Sunday, March 22, 2015

Horror Watch: The Abominable Dr. Phibes (1971)

After visiting Austin's Sfanthor! sci-fi/fantasy/horror shop and classic horror wax museum, I began pondering the fact that I'm probably more familiar with Vincent Price as the amiable but possibly murderous roles in noir films like Laura and His Kind of Woman.  But I quite like House on Haunted Hill and House of Wax.  I've been aware of the cult following for The Abominable Dr. Phibes since I watched a few minutes of it on the TV at Vulcan Video circa 2001.  But, it just never crossed my path.

Despite promises to do otherwise (and go full in on a BluRay set), I picked up a cheaply priced DVD boxed set that included Dr. Phibes and which I'll, no doubt, be bothering you guys with for a while.

This movie is British set and produced, but for international appeal, they cast Price as our lead villain and one of my favorite actors of his generation, Joseph Cotten as one of the guys on Phibes' trail.

I find British horror extremely strange, but only in that each time I need to cast aside my usual notions of horror.  It always looks like it was shot with every light in the room turned on and goes for color in a way that's contrary to American ideas on the topic,  which, to this day reflects the black & white roots of horror and the German Expressionist influence.  What might be in a long shadow or what we can't see is as important (or more so) than what we can peep.

From the Hammer school, it's more about the horror of the idea.  We're going to see Dr. Frankenstein toiling and being a jack-ass to everyone.  Or we're going to get a pretty good idea of what a fiend Dracula might be because there he is with blood on his face.  Or, when they figure out  Gorgon is killing all those people, we full on see the Gorgon show up.  The slow reveal is a sort of non-standard thing here.  It's just different.

Phibes is just about a weird dude who works out the fact that medical malpractice may not have been a thing yet in 1920's England by going after the medical team that failed to save the life of his wife.  And because he's a fun guy, he decides to make a theme serial killing, by choosing one of the 10 plagues as a manner of death for each of the victims.  So, you know, we get bats for some reason at the beginning of the movie.

I'm making light, but it's actually all pretty intense.  The stuffy lawmen of Scotland Yard beging looking for a pattern after the second bizarre murder, and can't quite keep up as Dr.
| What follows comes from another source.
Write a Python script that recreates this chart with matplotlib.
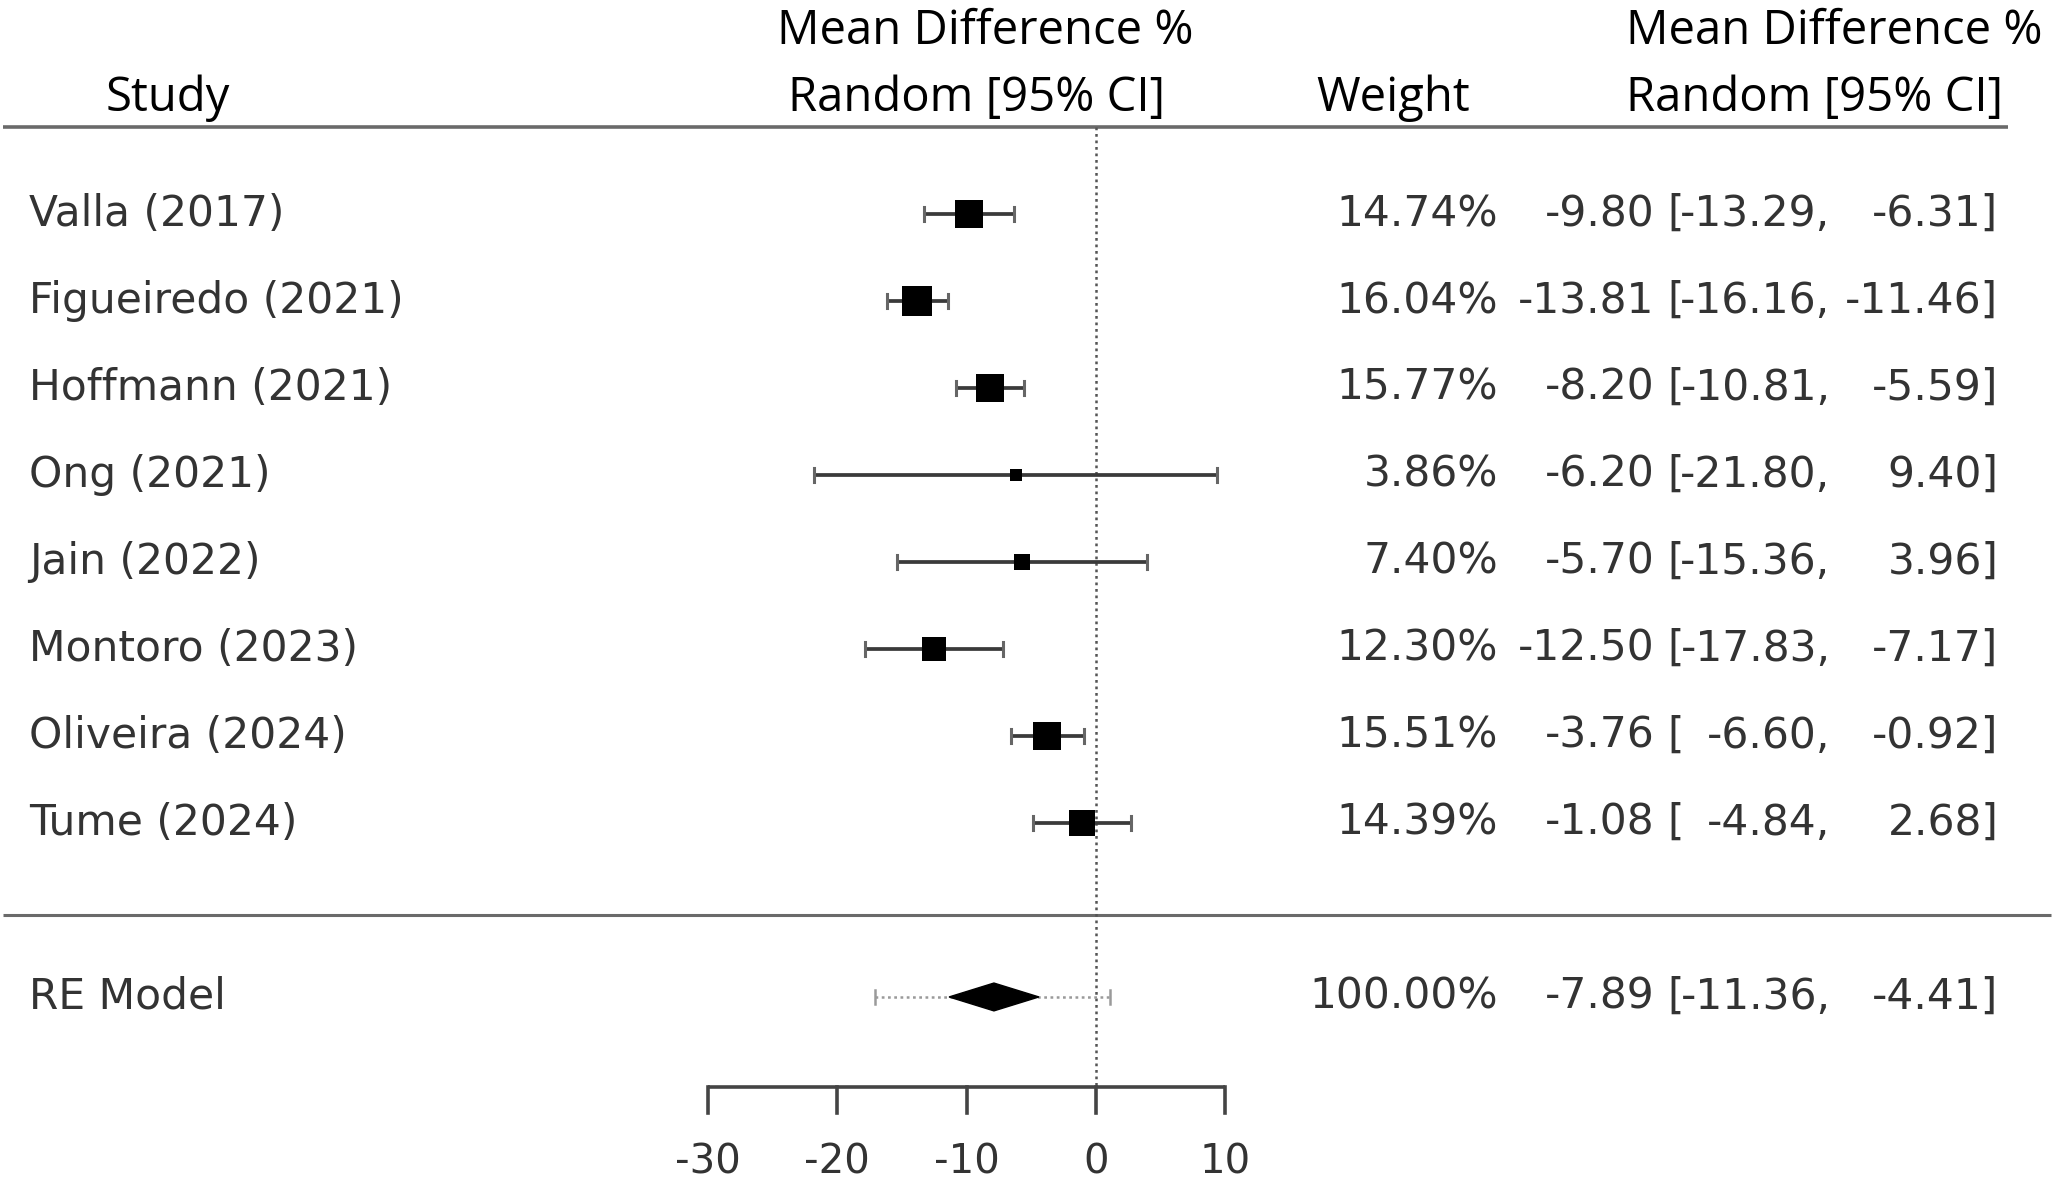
import matplotlib.pyplot as plt
from matplotlib.patches import Polygon

# datos
estudios = ["Valla (2017)", "Figueiredo (2021)", "Hoffmann (2021)", "Ong (2021)",
            "Jain (2022)", "Montoro (2023)", "Oliveira (2024)", "Tume (2024)"]
media = [-9.80, -13.81, -8.20, -6.20, -5.70, -12.50, -3.76, -1.08]
ic_inf = [-13.29, -16.16, -10.81, -21.80, -15.36, -17.83, -6.60, -4.84]
ic_sup = [-6.31, -11.46, -5.59, 9.40, 3.96, -7.17, -0.92, 2.68]
pesos = [14.74, 16.04, 15.77, 3.86, 7.40, 12.30, 15.51, 14.39]

re_media = -7.89
re_inf = -11.36
re_sup = -4.41
re_peso = 100.00
pi_inf = -17.1
pi_sup = 1.1

ticks_x = [-30, -20, -10, 0, 10]

gris = "#333333"
fuente = "DejaVu Sans"
fuente_cab = "Open Sans"
tam = 30.5
tam_cab = 34

fig = plt.figure(figsize=(20.52, 11.84), dpi=100)
ax = fig.add_axes([0, 0, 1, 1])
ax.set_xlim(-84.76, 73.94)
ax.set_ylim(-3.15, 10.46)
ax.axis("off")

k = len(estudios)
filas = list(range(k, 0, -1))

# lineas de cabecera y separador
ax.plot([-84.5, 70.5], [9.0, 9.0], color="#6a6a6a", lw=2.6, solid_capstyle="butt")
ax.plot([-84.5, 73.9], [-0.06, -0.06], color="#6a6a6a", lw=2.2, solid_capstyle="butt")

# linea vertical en cero
ax.plot([0, 0], [9.0, -2.03], color="#555555", lw=1.8, linestyle=(0, (1.1, 1.5)))

# estudios
for y, m, lo, hi, w in zip(filas, media, ic_inf, ic_sup, pesos):
    ax.plot([lo, hi], [y, y], color="#3a3a3a", lw=2.7, solid_capstyle="butt")
    for xe in (lo, hi):
        ax.plot([xe, xe], [y - 0.085, y + 0.085], color="#666666", lw=2.2)
    lado = (5.3 + 1.478 * w) * 0.72
    ax.scatter([m], [y], marker="s", s=lado ** 2, color="black", zorder=3, linewidths=0)

# intervalo de prediccion y diamante
ax.plot([pi_inf, pi_sup], [-1, -1], color="#9a9a9a", lw=1.8, linestyle=(0, (1.1, 1.4)))
for xe in (pi_inf, pi_sup):
    ax.plot([xe, xe], [-1.08, -0.92], color="#9a9a9a", lw=1.8)
dh = 0.16
ax.add_patch(Polygon([[re_inf, -1], [re_media, -1 + dh], [re_sup, -1], [re_media, -1 - dh]],
                     closed=True, facecolor="black", edgecolor="black", lw=1, zorder=3))

# eje x
ax.plot([ticks_x[0], ticks_x[-1]], [-2.03, -2.03], color="#444444", lw=2.6, solid_capstyle="butt")
for t in ticks_x:
    ax.plot([t, t], [-2.03, -2.33], color="#444444", lw=2.6)
    ax.text(t, -2.9, str(t), ha="center", va="center", fontsize=29, color=gris, family=fuente)


def fila_texto(y, nombre, w, m, lo, hi):
    ax.text(-82.5, y, nombre, ha="left", va="center", fontsize=tam, color=gris, family=fuente)
    ax.text(31.1, y, f"{w:.2f}%", ha="right", va="center", fontsize=tam, color=gris, family=fuente)
    ax.text(43.2, y, f"{m:.2f}", ha="right", va="center", fontsize=tam, color=gris, family=fuente)
    ax.text(44.2, y, "[", ha="left", va="center", fontsize=tam, color=gris, family=fuente)
    ax.text(56.8, y, f"{lo:.2f},", ha="right", va="center", fontsize=tam, color=gris, family=fuente)
    ax.text(69.8, y, f"{hi:.2f}]", ha="right", va="center", fontsize=tam, color=gris, family=fuente)


for y, nombre, m, lo, hi, w in zip(filas, estudios, media, ic_inf, ic_sup, pesos):
    fila_texto(y, nombre, w, m, lo, hi)
fila_texto(-1, "RE Model", re_peso, re_media, re_inf, re_sup)

# cabeceras
ax.text(-71.8, 9.33, "Study", ha="center", va="center", fontsize=tam_cab, family=fuente_cab)
ax.text(-8.6, 10.1, "Mean Difference %", ha="center", va="center", fontsize=tam_cab, family=fuente_cab)
ax.text(-9.2, 9.33, "Random [95% CI]", ha="center", va="center", fontsize=tam_cab, family=fuente_cab)
ax.text(23.0, 9.33, "Weight", ha="center", va="center", fontsize=tam_cab, family=fuente_cab)
ax.text(41.0, 10.1, "Mean Difference %", ha="left", va="center", fontsize=tam_cab, family=fuente_cab)
ax.text(41.0, 9.33, "Random [95% CI]", ha="left", va="center", fontsize=tam_cab, family=fuente_cab)

fig.savefig("out.png", dpi=100)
Phibes' meticulous plans go like clockwork, each member of the medical team killed in new and grisly ways (my favorite was the frog mask) tied loosely to the plagues.

It's hard not to see movies like Saw as the heirs to the Phibes throne, but I'm more like to point to Seven as the more appropriate successor.  Religious symbolism, baffled lawmen, a series of murders...  There have been others, but that's the one that popped most immediately to mind.

It's a bizarrely surreal movie from the first scene of Phibes on his organ and with his clockwork orchestra.  The plot is light enough to allow for these over the top flourishes that make Phibes truly a memorable villain.

The movie also stars an aging Joseph Cotten, who puts a surprising bit of energy into a role as one of the doctors Phibes will be targeting and helps to unravel the mystery.

I don't want to talk too much about it, because there's so much going on with the movie, but I think y'all should just check it out.  It certainly held up to the hype.